• **Required work**:
Extract only the first line of the listing and every line after it up to and including the one with "const left = 40, right". Omit the pictures.

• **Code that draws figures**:

— start —

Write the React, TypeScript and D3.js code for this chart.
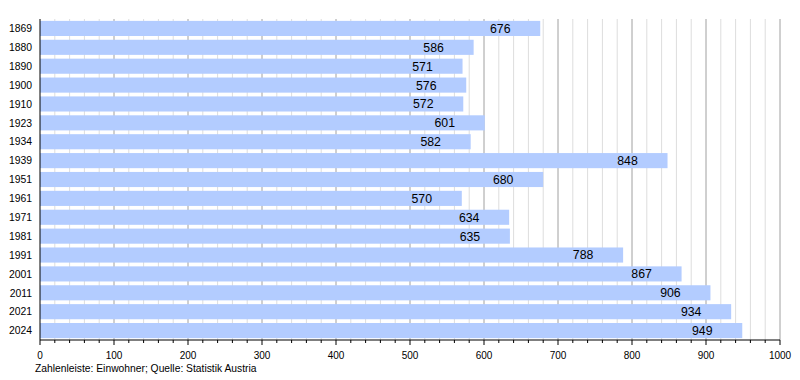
import React from "react";
import * as d3 from "d3";

const years = ["1869","1880","1890","1900","1910","1923","1934","1939","1951","1961","1971","1981","1991","2001","2011","2021","2024"];
const population = [676,586,571,576,572,601,582,848,680,570,634,635,788,867,906,934,949];
const majorTicks = [0,100,200,300,400,500,600,700,800,900,1000];
const minorTicks = d3.range(0, 1001, 20);
const footer = "Zahlenleiste: Einwohner; Quelle: Statistik Austria";

const W = 800, H = 380;
const left = 40, right = 780, top = 19, bottom = 340;

export default function App() {
  const x = d3.scaleLinear().domain([0, 1000]).range([left, right]);
  const y = d3.scaleBand<string>().domain(years).range([top, bottom]).paddingInner(0.2).paddingOuter(0.1);
  const font = "Liberation Sans, Arial, sans-serif";
  return (
    <svg width={W} height={H} style={{ position: "absolute", left: 0, top: 0, background: "#fff" }} fontFamily={font}>
      {minorTicks.filter(t => t % 100 !== 0).map(t => (
        <line key={"m" + t} x1={x(t)} x2={x(t)} y1={top} y2={bottom} stroke="#dddddd" strokeWidth={1} />
      ))}
      {majorTicks.filter(t => t !== 0).map(t => (
        <line key={"M" + t} x1={x(t)} x2={x(t)} y1={top} y2={bottom} stroke="#a0a0a0" strokeWidth={1} />
      ))}
      {years.map((yr, i) => (
        <g key={yr}>
          <rect x={x(0)} y={y(yr)!} width={x(population[i]) - x(0)} height={y.bandwidth()} fill="#b3ccff" />
          <text x={x(population[i]) - 40} y={y(yr)! + y.bandwidth() / 2} dy="0.36em" textAnchor="middle" fontSize={12.3} fill="#000">{population[i]}</text>
          <text x={32} y={y(yr)! + y.bandwidth() / 2} dy="0.36em" textAnchor="end" fontSize={10.4} fill="#000">{yr}</text>
        </g>
      ))}
      <line x1={left} x2={left} y1={top} y2={bottom} stroke="#000" strokeWidth={1} />
      <line x1={left} x2={right} y1={bottom} y2={bottom} stroke="#000" strokeWidth={1} />
      {minorTicks.map(t => (
        <line key={"tk" + t} x1={x(t)} x2={x(t)} y1={bottom} y2={bottom + (t % 100 === 0 ? 5 : 3)} stroke="#000" strokeWidth={1} />
      ))}
      {majorTicks.map(t => (
        <text key={"tl" + t} x={x(t)} y={355.4} dy="0.36em" textAnchor="middle" fontSize={10} fill="#000">{t}</text>
      ))}
      <text x={35} y={372} fontSize={10.3} fill="#000">{footer}</text>
    </svg>
  );
}
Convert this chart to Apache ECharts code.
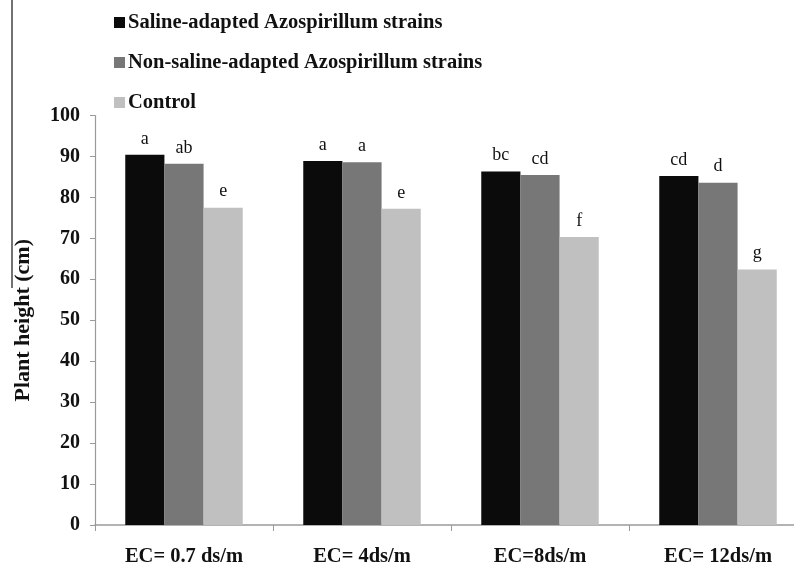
<!DOCTYPE html>
<html>
<head>
<meta charset="utf-8">
<script src="https://cdn.jsdelivr.net/npm/echarts@6/dist/echarts.min.js"></script>
<style>
  html, body { margin: 0; padding: 0; background: #fff; }
  #chart { width: 794px; height: 566px; }
</style>
</head>
<body>
<div id="chart"></div>
<script>
// Salinity levels (irrigation water EC)
const categories = ['EC= 0.7 ds/m', 'EC= 4ds/m', 'EC=8ds/m', 'EC= 12ds/m'];

// Plant height (cm) per treatment
const salineAdapted    = [90.4, 88.9, 86.3, 85.2];
const nonSalineAdapted = [88.2, 88.6, 85.5, 83.6];
const control          = [77.5, 77.2, 70.3, 62.4];

// Significance letters shown above each bar
const salineLetters    = ['a', 'a', 'bc', 'cd'];
const nonSalineLetters = ['ab', 'a', 'cd', 'd'];
const controlLetters   = ['e', 'e', 'f', 'g'];

const seriesNames = [
  'Saline-adapted Azospirillum strains',
  'Non-saline-adapted Azospirillum strains',
  'Control'
];

const serif = '"Liberation Serif", "DejaVu Serif", serif';

function barSeries(name, values, letters, color) {
  return {
    name: name,
    type: 'bar',
    data: values,
    barGap: '0%',
    barCategoryGap: '34%',
    itemStyle: { color: color },
    label: {
      show: true,
      position: 'top',
      distance: 7,
      fontFamily: serif,
      fontSize: 18,
      color: '#111',
      formatter: p => letters[p.dataIndex]
    }
  };
}

const chart = echarts.init(document.getElementById('chart'));
chart.setOption({
  animation: false,
  backgroundColor: '#fff',
  legend: {
    orient: 'vertical',
    left: 109,
    top: 7,
    itemGap: 19,
    itemWidth: 11,
    itemHeight: 11,
    icon: 'rect',
    textStyle: { fontFamily: serif, fontWeight: 'bold', fontSize: 20.5, color: '#111', padding: [0, 0, 0, -2] },
    data: seriesNames
  },
  grid: { left: 95, top: 115.5, width: 712, bottom: 41, outerBoundsMode: 'none', containLabel: false },
  xAxis: {
    type: 'category',
    data: categories,
    axisLine: { lineStyle: { color: '#9a9a9a', width: 1.5 } },
    axisTick: { show: true, length: 6, lineStyle: { color: '#9a9a9a' } },
    axisLabel: { fontFamily: serif, fontWeight: 'bold', fontSize: 20.5, color: '#111', margin: 21 }
  },
  yAxis: {
    type: 'value',
    min: 0,
    max: 100,
    interval: 10,
    name: 'Plant height (cm)',
    nameLocation: 'middle',
    nameGap: 61,
    nameTextStyle: { fontFamily: serif, fontWeight: 'bold', fontSize: 22, color: '#111' },
    axisLine: { show: true, lineStyle: { color: '#9a9a9a', width: 1.2 } },
    axisTick: { show: true, length: 5, lineStyle: { color: '#9a9a9a' } },
    splitLine: { show: false },
    axisLabel: { fontFamily: serif, fontWeight: 'bold', fontSize: 20, color: '#111', margin: 15 }
  },
  graphic: [
    { type: 'line', shape: { x1: 12, y1: 0, x2: 12, y2: 288 }, style: { stroke: '#444', lineWidth: 1.5 } }
  ],
  series: [
    barSeries(seriesNames[0], salineAdapted, salineLetters, '#0b0b0b'),
    barSeries(seriesNames[1], nonSalineAdapted, nonSalineLetters, '#777777'),
    barSeries(seriesNames[2], control, controlLetters, '#c0c0c0')
  ]
});
</script>
</body>
</html>
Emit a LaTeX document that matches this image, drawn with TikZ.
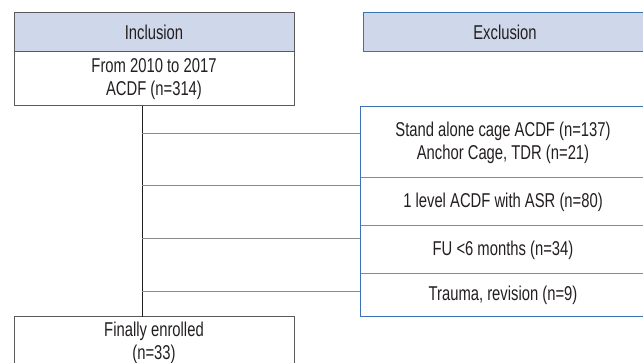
\documentclass[tikz,border=0pt]{standalone}
\usepackage{fontspec}
\setmainfont[FakeStretch=0.74]{Liberation Sans}
\definecolor{hdrfill}{HTML}{CFD8EA}
\definecolor{incborder}{HTML}{5A5A5A}
\definecolor{exborder}{HTML}{3B72B4}
\definecolor{divider}{HTML}{8A8A8A}
\definecolor{txt}{HTML}{231F20}
\begin{document}
\begin{tikzpicture}[x=1pt,y=-1pt,
  every node/.style={inner sep=0pt,outer sep=0pt,text=txt,
    font=\fontsize{20}{23}\selectfont,align=center},
  incbox/.style={draw=incborder,line width=1pt,rectangle,minimum width=280pt},
  hdrbox/.style={fill=hdrfill,minimum height=39pt},
  exbox/.style={rectangle,minimum width=286pt},
  conn/.style={draw=divider,line width=1pt},
  vconn/.style={draw=txt,line width=1pt}]
\useasboundingbox (0,0) rectangle (643,363);
% Inclusion
\node[incbox,hdrbox] (inch) at (154,32.5) {Inclusion};
\node[incbox,minimum height=54pt] (incb) at (154,79) {From 2010 to 2017\\ACDF (n=314)};
% Exclusion header
\node[exbox,hdrbox,draw=exborder,line width=1pt,minimum width=284pt] (exh) at (505,32.5) {Exclusion};
% Exclusion stack
\node[exbox,minimum height=71pt] (ex1) at (503,142.5) {Stand alone cage ACDF (n=137)\\Anchor Cage, TDR (n=21)};
\node[exbox,minimum height=48pt] (ex2) at (503,202) {1 level ACDF with ASR (n=80)};
\node[exbox,minimum height=48pt] (ex3) at (503,250) {FU {<}6 months (n=34)};
\node[exbox,minimum height=43pt] (ex4) at (503,295.5) {Trauma, revision (n=9)};
\draw[conn] (ex1.south west) -- (ex1.south east);
\draw[conn] (ex2.south west) -- (ex2.south east);
\draw[conn] (ex3.south west) -- (ex3.south east);
\draw[draw=exborder,line width=1pt] (ex1.north west) rectangle (ex4.south east);
% Finally enrolled
\node[incbox,minimum height=70pt,anchor=north] (fin) at (154,317) {};
\node (fint) at (154,343) {Finally enrolled\\(n=33)};
% connectors
\coordinate (vtop) at (142,106);
\coordinate (vbot) at (142,317);
\coordinate (h1) at (142,134);
\coordinate (h2) at (142,186);
\coordinate (h3) at (142,239);
\coordinate (h4) at (142,292);
\draw[vconn] (vtop) -- (vbot);
\draw[conn] (h1) -- (h1 -| ex1.west);
\draw[conn] (h2) -- (h2 -| ex1.west);
\draw[conn] (h3) -- (h3 -| ex1.west);
\draw[conn] (h4) -- (h4 -| ex1.west);
\end{tikzpicture}
\end{document}
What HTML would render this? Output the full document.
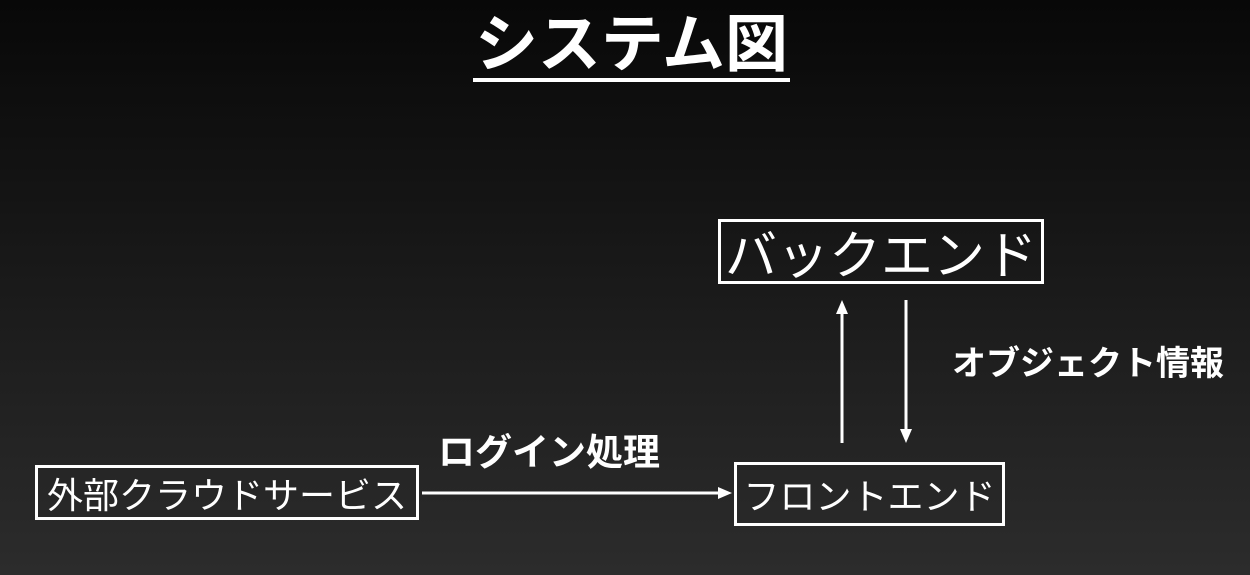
<!DOCTYPE html>
<html><head><meta charset="utf-8"><style>
html,body{margin:0;padding:0}
body{width:1250px;height:575px;position:relative;overflow:hidden;background:linear-gradient(#080808,#2c2c2c);font-family:"Liberation Sans","Noto Sans CJK JP",sans-serif;color:#fff}
.t{position:absolute;white-space:nowrap;line-height:1}
.box{position:absolute;border:3px solid #fff;box-sizing:border-box;display:flex;align-items:center;justify-content:center;white-space:nowrap}
</style></head><body>
<div class="t" style="left:473px;top:14px;width:317px;text-align:center;font-size:63px;font-weight:bold">システム図</div>
<div style="position:absolute;left:473px;top:78px;width:317px;height:4px;background:#fff"></div>
<div class="box" style="left:718px;top:219px;width:326px;height:65px;font-size:52px">バックエンド</div>
<div class="box" style="left:35px;top:465px;width:384px;height:55px;font-size:36px">外部クラウドサービス</div>
<div class="box" style="left:734px;top:462px;width:271px;height:64px;font-size:36px">フロントエンド</div>
<div class="t" style="left:438px;top:434px;font-size:37px;font-weight:bold">ログイン処理</div>
<div class="t" style="left:952px;top:347px;font-size:34px;font-weight:bold">オブジェクト情報</div>
<svg width="1250" height="575" style="position:absolute;left:0;top:0">
<g stroke="#fff" stroke-width="3" fill="#fff">
<line x1="422" y1="493" x2="720" y2="493"/>
<polygon points="732,493 718,487 718,499" stroke="none"/>
<line x1="842" y1="443" x2="842" y2="312"/>
<polygon points="842,300 836,314 848,314" stroke="none"/>
<line x1="906" y1="300" x2="906" y2="431"/>
<polygon points="906,443 900,429 912,429" stroke="none"/>
</g></svg>
</body></html>
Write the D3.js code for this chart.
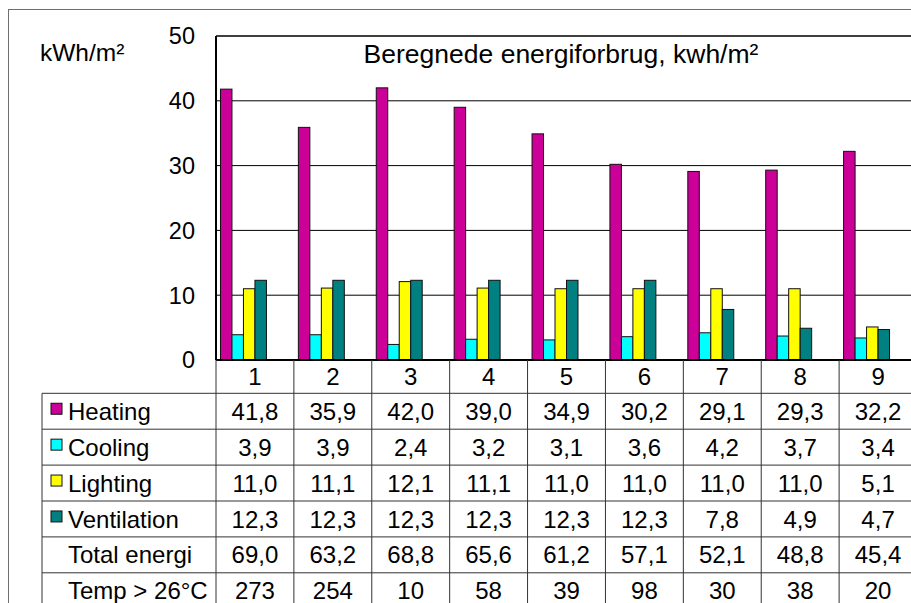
<!DOCTYPE html>
<html lang="da">

<head>
	<meta charset="utf-8">
	<style>
		body {
			margin: 0;
			background-color: white;
		}

		svg {
			font-family: 'Liberation Sans', Arial, sans-serif;
			display: block;
		}

		.grid line {
			stroke: #000;
			stroke-width: 1px;
		}

		.table line {
			stroke: #333;
			stroke-width: 1px;
		}

		.bar {
			stroke: #111;
			stroke-width: 1px;
		}
	</style>
</head>

<body>
	<svg width=911 height=603></svg>
	<script src="https://cdn.jsdelivr.net/npm/d3@7"></script>
	<script>
		// data
		const categories = ["1", "2", "3", "4", "5", "6", "7", "8", "9"]
		const heating = [41.8, 35.9, 42.0, 39.0, 34.9, 30.2, 29.1, 29.3, 32.2]
		const cooling = [3.9, 3.9, 2.4, 3.2, 3.1, 3.6, 4.2, 3.7, 3.4]
		const lighting = [11.0, 11.1, 12.1, 11.1, 11.0, 11.0, 11.0, 11.0, 5.1]
		const ventilation = [12.3, 12.3, 12.3, 12.3, 12.3, 12.3, 7.8, 4.9, 4.7]
		const totalEnergi = [69.0, 63.2, 68.8, 65.6, 61.2, 57.1, 52.1, 48.8, 45.4]
		const tempOver26 = [273, 254, 10, 58, 39, 98, 30, 38, 20]
		const yTicks = [0, 10, 20, 30, 40, 50]

		const barSeries = [
			{ name: "Heating", values: heating, color: "#CC0099" },
			{ name: "Cooling", values: cooling, color: "#00FFFF" },
			{ name: "Lighting", values: lighting, color: "#FFFF00" },
			{ name: "Ventilation", values: ventilation, color: "#008080" }
		]
		const comma = function (v) { return d3.format(".1f")(v).replace(".", ",") }
		const tableRows = [
			{ name: "Heating", color: "#CC0099", values: heating.map(comma) },
			{ name: "Cooling", color: "#00FFFF", values: cooling.map(comma) },
			{ name: "Lighting", color: "#FFFF00", values: lighting.map(comma) },
			{ name: "Ventilation", color: "#008080", values: ventilation.map(comma) },
			{ name: "Total energi", color: null, values: totalEnergi.map(comma) },
			{ name: "Temp > 26°C", color: null, values: tempOver26.map(String) }
		]

		//basic set up
		const plot = { left: 216, right: 917, top: 36, bottom: 360 }
		const tableLeft = 42
		const headerBottom = 393.3
		const fontSize = "24px"

		const svg = d3.select("svg")

		const x = d3.scaleBand().domain(categories).range([plot.left, plot.right])
		// six slots per group (total + temp series are invisible in the original)
		const xInner = d3.scaleBand()
			.domain(tableRows.map(d => d.name))
			.range([0, x.bandwidth()])
			.paddingOuter(0.39)
		const y = d3.scaleLinear().domain([0, 50]).range([plot.bottom, plot.top])
		const row = d3.scaleBand()
			.domain(tableRows.map(d => d.name))
			.range([headerBottom, headerBottom + 35.9 * tableRows.length])

		// outer chart frame (cropped on the right and bottom)
		svg.append("rect")
			.attr("x", 8.5)
			.attr("y", 9.5)
			.attr("width", 1000)
			.attr("height", 1000)
			.attr("fill", "none")
			.attr("stroke", "#6e6e6e")

		// gridlines
		svg.append("g")
			.attr("class", "grid")
			.selectAll("line")
			.data(yTicks.filter(t => t > 0 && t < 50))
			.join("line")
			.attr("x1", plot.left)
			.attr("x2", plot.right)
			.attr("y1", d => y(d))
			.attr("y2", d => y(d))

		// y tick labels
		svg.append("g")
			.selectAll("text")
			.data(yTicks)
			.join("text")
			.attr("x", 195)
			.attr("y", d => y(d))
			.attr("dy", "0.36em")
			.attr("text-anchor", "end")
			.style("font-size", "23.5px")
			.text(d => d)

		svg.append("text")
			.attr("x", 40)
			.attr("y", 61)
			.style("font-size", "24.5px")
			.text("kWh/m²")

		// bars
		const groups = svg.append("g")
			.selectAll("g")
			.data(barSeries)
			.join("g")
			.attr("fill", d => d.color)

		groups.selectAll("rect")
			.data(s => s.values.map((v, i) => ({ name: s.name, cat: categories[i], value: v })))
			.join("rect")
			.attr("class", "bar")
			.attr("x", d => x(d.cat) + xInner(d.name))
			.attr("y", d => y(d.value))
			.attr("width", xInner.bandwidth())
			.attr("height", d => y(0) - y(d.value))

		// plot frame
		svg.append("line")
			.attr("x1", plot.left).attr("x2", plot.right)
			.attr("y1", y(50)).attr("y2", y(50))
			.attr("stroke", "#000").attr("stroke-width", 1.5)
		svg.append("line")
			.attr("x1", plot.left).attr("x2", plot.left)
			.attr("y1", y(50)).attr("y2", y(0))
			.attr("stroke", "#000").attr("stroke-width", 2)
		svg.append("line")
			.attr("x1", plot.left).attr("x2", plot.right)
			.attr("y1", y(0)).attr("y2", y(0))
			.attr("stroke", "#000").attr("stroke-width", 2)

		svg.append("text")
			.attr("x", 561)
			.attr("y", 63)
			.attr("text-anchor", "middle")
			.style("font-size", "26.5px")
			.text("Beregnede energiforbrug, kwh/m²")

		// data table
		const table = svg.append("g").attr("class", "table")
		const tableBottom = row.range()[1]

		table.selectAll("line.col")
			.data(categories.concat(["end"]))
			.join("line")
			.attr("class", "col")
			.attr("x1", d => d === "end" ? plot.right : x(d))
			.attr("x2", d => d === "end" ? plot.right : x(d))
			.attr("y1", plot.bottom)
			.attr("y2", tableBottom)

		table.append("line")
			.attr("x1", tableLeft).attr("x2", tableLeft)
			.attr("y1", headerBottom).attr("y2", tableBottom)

		table.selectAll("line.row")
			.data(tableRows)
			.join("line")
			.attr("class", "row")
			.attr("x1", tableLeft)
			.attr("x2", plot.right)
			.attr("y1", d => row(d.name))
			.attr("y2", d => row(d.name))

		table.selectAll("text.cat")
			.data(categories)
			.join("text")
			.attr("class", "cat")
			.attr("x", d => x(d) + x.bandwidth() / 2)
			.attr("y", (plot.bottom + headerBottom) / 2)
			.attr("dy", "0.36em")
			.attr("text-anchor", "middle")
			.style("font-size", fontSize)
			.text(d => d)

		const rowsG = table.selectAll("g.trow")
			.data(tableRows)
			.join("g")
			.attr("class", "trow")
			.attr("transform", d => "translate(0," + (row(d.name) + row.bandwidth() / 2) + ")")

		rowsG.filter(d => d.color)
			.append("rect")
			.attr("x", 51)
			.attr("y", -8)
			.attr("width", 11)
			.attr("height", 11)
			.attr("fill", d => d.color)
			.attr("stroke", "#111")

		rowsG.append("text")
			.attr("x", 68)
			.attr("dy", "0.36em")
			.style("font-size", fontSize)
			.text(d => d.name)

		rowsG.selectAll("text.val")
			.data(d => d.values.map((v, i) => ({ cat: categories[i], v: v })))
			.join("text")
			.attr("class", "val")
			.attr("x", d => x(d.cat) + x.bandwidth() / 2)
			.attr("dy", "0.36em")
			.attr("text-anchor", "middle")
			.style("font-size", fontSize)
			.text(d => d.v)
	</script>
</body>

</html>
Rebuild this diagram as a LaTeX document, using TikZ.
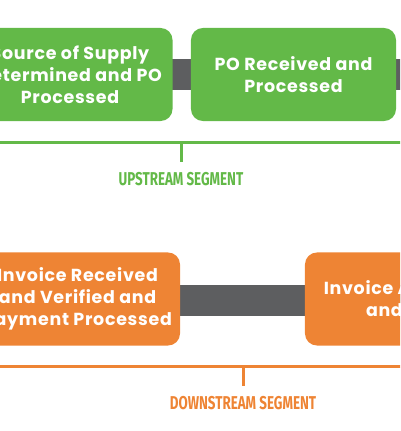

— end —

• **Output of the exercise**:
Write the React, TypeScript and D3.js code for this chart.
import React from "react";
import * as d3 from "d3";

const years = ["1869","1880","1890","1900","1910","1923","1934","1939","1951","1961","1971","1981","1991","2001","2011","2021","2024"];
const population = [676,586,571,576,572,601,582,848,680,570,634,635,788,867,906,934,949];
const majorTicks = [0,100,200,300,400,500,600,700,800,900,1000];
const minorTicks = d3.range(0, 1001, 20);
const footer = "Zahlenleiste: Einwohner; Quelle: Statistik Austria";

const W = 800, H = 380;
const left = 40, right = 780, top = 19, bottom = 340;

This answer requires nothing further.